_Exercise goal_
Gather up every line from the entries below that uses the word "this".

_Dataset entries_
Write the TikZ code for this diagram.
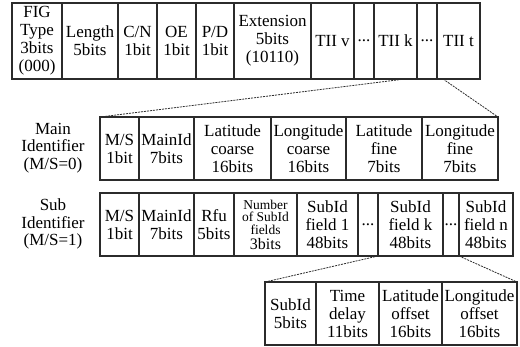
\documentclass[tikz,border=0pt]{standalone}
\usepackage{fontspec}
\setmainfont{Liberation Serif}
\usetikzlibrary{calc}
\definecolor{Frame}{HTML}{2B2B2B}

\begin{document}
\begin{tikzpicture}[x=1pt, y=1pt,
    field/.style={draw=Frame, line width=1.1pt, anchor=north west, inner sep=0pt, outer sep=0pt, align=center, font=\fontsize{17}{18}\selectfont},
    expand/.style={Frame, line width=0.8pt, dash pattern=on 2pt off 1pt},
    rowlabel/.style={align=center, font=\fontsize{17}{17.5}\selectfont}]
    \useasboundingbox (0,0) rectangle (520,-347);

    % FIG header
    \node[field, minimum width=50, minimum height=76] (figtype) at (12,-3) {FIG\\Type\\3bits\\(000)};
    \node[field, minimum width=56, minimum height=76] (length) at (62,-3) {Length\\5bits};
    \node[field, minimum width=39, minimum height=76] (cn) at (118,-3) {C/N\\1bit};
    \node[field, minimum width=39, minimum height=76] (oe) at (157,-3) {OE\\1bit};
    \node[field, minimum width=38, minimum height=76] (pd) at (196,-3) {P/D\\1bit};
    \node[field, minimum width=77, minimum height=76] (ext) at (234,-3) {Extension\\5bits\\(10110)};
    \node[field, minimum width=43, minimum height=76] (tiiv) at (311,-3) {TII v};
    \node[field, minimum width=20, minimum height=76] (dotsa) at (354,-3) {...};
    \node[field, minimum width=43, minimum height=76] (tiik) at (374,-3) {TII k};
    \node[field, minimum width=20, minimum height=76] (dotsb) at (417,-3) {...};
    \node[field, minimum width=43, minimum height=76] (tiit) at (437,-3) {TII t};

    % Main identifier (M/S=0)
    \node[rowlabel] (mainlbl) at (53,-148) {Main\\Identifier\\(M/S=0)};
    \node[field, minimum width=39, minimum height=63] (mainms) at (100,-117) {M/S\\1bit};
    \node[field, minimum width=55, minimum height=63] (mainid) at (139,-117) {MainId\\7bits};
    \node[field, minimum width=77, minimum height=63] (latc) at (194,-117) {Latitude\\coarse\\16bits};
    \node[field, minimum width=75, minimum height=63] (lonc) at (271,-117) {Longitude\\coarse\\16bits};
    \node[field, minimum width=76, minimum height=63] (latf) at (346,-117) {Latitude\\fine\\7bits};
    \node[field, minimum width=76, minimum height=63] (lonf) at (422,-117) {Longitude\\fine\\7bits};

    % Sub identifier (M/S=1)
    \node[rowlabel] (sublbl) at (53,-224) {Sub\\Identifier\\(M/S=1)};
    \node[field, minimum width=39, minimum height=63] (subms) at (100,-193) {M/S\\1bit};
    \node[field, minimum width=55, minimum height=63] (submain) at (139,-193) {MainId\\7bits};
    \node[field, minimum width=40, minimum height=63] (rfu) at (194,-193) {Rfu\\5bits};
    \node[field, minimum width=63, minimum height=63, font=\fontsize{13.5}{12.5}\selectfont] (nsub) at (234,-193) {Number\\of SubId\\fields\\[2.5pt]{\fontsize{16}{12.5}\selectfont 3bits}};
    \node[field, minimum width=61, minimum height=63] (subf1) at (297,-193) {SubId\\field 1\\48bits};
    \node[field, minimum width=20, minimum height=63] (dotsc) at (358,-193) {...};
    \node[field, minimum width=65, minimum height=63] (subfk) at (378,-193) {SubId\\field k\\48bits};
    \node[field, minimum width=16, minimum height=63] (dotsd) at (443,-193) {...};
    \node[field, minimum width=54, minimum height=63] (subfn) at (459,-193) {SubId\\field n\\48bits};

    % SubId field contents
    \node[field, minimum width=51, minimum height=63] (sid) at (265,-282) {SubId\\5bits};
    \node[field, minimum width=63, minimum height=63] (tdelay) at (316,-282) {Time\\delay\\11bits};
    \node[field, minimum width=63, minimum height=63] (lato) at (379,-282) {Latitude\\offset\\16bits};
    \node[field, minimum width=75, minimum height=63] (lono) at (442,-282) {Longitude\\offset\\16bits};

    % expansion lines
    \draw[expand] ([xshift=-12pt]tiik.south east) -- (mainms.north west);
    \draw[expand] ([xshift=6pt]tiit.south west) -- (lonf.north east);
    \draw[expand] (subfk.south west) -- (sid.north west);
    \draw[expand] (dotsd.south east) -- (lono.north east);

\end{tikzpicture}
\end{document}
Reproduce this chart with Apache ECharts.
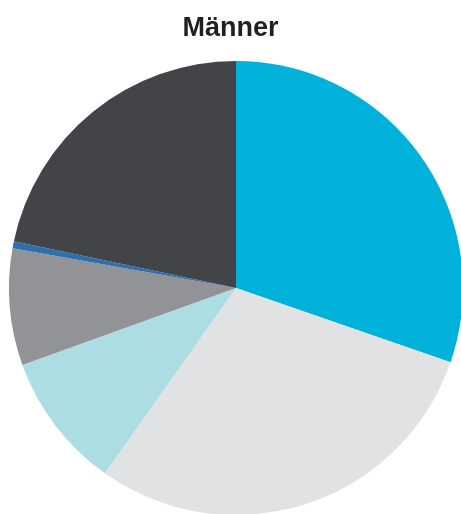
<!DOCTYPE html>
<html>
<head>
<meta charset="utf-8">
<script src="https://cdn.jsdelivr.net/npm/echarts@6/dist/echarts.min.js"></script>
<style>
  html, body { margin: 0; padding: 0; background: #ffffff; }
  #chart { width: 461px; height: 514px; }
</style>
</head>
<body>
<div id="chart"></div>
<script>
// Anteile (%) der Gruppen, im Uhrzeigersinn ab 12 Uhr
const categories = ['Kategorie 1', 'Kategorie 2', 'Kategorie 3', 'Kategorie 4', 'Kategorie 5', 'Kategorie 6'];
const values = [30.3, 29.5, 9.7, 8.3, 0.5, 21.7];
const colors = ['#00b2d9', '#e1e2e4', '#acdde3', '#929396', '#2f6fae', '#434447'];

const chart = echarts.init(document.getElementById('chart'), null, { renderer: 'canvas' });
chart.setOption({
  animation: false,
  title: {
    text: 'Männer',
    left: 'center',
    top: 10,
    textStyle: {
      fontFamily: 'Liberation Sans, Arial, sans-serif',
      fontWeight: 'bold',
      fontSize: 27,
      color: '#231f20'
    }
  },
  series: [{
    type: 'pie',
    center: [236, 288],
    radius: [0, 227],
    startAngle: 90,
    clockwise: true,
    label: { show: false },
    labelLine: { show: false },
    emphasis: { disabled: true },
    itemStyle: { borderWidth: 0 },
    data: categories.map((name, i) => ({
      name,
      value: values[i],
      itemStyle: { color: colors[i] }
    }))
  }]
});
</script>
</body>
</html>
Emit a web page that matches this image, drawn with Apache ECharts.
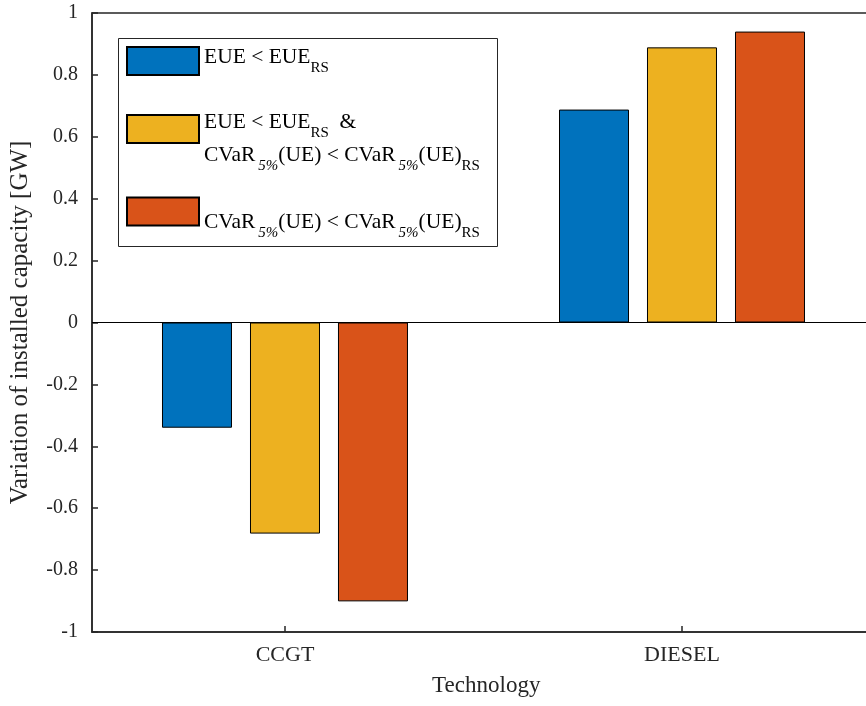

_Reply_
Write the TikZ code for this diagram.
Reproduce this chart with Apache ECharts.
Emit a web page that matches this image, drawn with Apache ECharts.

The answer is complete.